What is "non-simple applied first-order functional calculus" (60's set theory) Azriel Lévy says in his 1960 paper Axiom Schemata of Strong Infinity in Axiomatic Set Theory, that the $\sf{ZF}$ set theory is formalized with a finite number of axioms in "non-simple applied first-order functional calculus". While this obviously refers to what we today call second-order logic, I am curious what precisely does it mean.
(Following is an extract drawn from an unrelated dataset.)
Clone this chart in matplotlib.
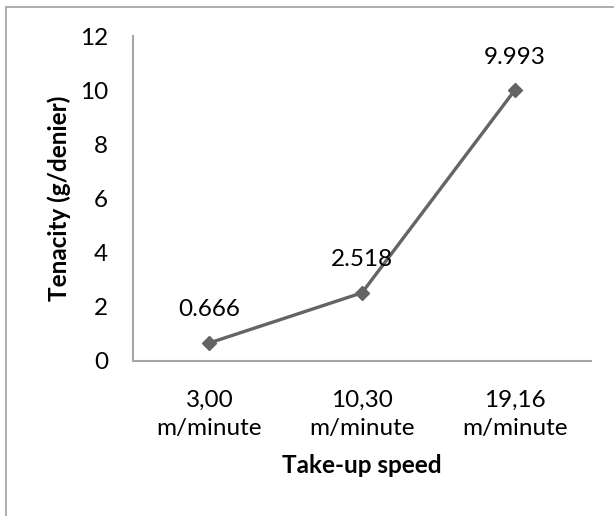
import matplotlib.pyplot as plt
from matplotlib.patches import Rectangle

speeds = ['3,00\nm/minute', '10,30\nm/minute', '19,16\nm/minute']
tenacity = [0.666, 2.518, 9.993]
value_labels = ['0.666', '2.518', '9.993']

plt.rcParams['font.family'] = ['Lato', 'DejaVu Sans']
fs = 17.5

f = plt.figure(figsize=(6.14, 5.16), dpi=100)
ax = f.add_axes([0.2166, 0.3004, 0.7459, 0.6298])

x = list(range(len(speeds)))
ax.plot(x, tenacity, color='#646464', lw=2.4, marker='D', ms=7.5,
        markerfacecolor='#646464', markeredgecolor='#646464')

# data labels above each point
for i in range(len(x)):
    ax.annotate(value_labels[i], (x[i], tenacity[i]), xytext=(0, 24),
                textcoords='offset points', ha='center', va='center',
                fontsize=fs, color='black')

ax.set_xlim(-0.5, len(speeds) - 0.5)
ax.set_ylim(0, 12)
ax.set_yticks(range(0, 13, 2))
ax.set_xticks(x)
ax.set_xticklabels(speeds, fontsize=fs, linespacing=1.38)
ax.tick_params(axis='y', labelsize=fs, length=0, pad=18)
ax.tick_params(axis='x', length=0, pad=21)

for s in ['top', 'right']:
    ax.spines[s].set_visible(False)
for s in ['left', 'bottom']:
    ax.spines[s].set_color('#a6a6a6')
    ax.spines[s].set_linewidth(1.5)

ax.set_xlabel('Take-up speed', fontsize=fs, fontweight='bold', labelpad=11)
ax.set_ylabel('Tenacity (g/denier)', fontsize=fs, fontweight='bold', labelpad=6)

# chart area border (cut off on right/bottom in the original)
f.patches.append(Rectangle((6 / 614, -0.1), 1.2, 1.1 - 7 / 516,
                           transform=f.transFigure, fill=False,
                           edgecolor='#a0a0a0', lw=1.2))

f.savefig('out.png', dpi=100)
I have tried to google the phrase with zero results, Lévy's 1979 textbook doesn't say a word about it either.
What was the reference set theory text book in the late 50's or early 60's?
 A: The functional calculus of first-order is FOL.
For a mathematical logic textbook of early '60s, see:


*

*Alonzo Church, Introduction to Mathematical Logic (1956), page 281:



We shall speak of the pure functional calculus of first order with equality if the primitive symbols include all propositional and functional variables and no functional constants except $I$ [the binary functional letter $I(x,x)$ for equality]; an applied functional calculus of first order with equality if there are other functional constants in addition to $I$ [like $\in$ for set theory]; a simple applied functional calculus of first order with equality 
  if there are other functional constants in addition to $I$ and no functional 
  variables. 

For a set theory textbook, ref [2] in Levy's paper, see:


*

*Abraham Adolf Fraenkel & Yehoshua Bar-Hillel, Foundations of Set Theory (1958): see footnote 3, page 28, with refernce to Church.



The difference seems to be in the axiom of subset; instead of the now "standard" formulation where the condition "specifying" those $z \in x$ such that ... is expressed through an open statement $\varphi(z)$, with $z$ free, as in Fraenkel & Bar-Hillel, the condition is expressed by Levy through a functional variable $p(z)$.
In the first case, we have an axiom schema, while in the second we have a formula.
The functional variable is not quantified (this is why the underlying logic is not FOL), but the logic has a substitution rule (see Church, page 218).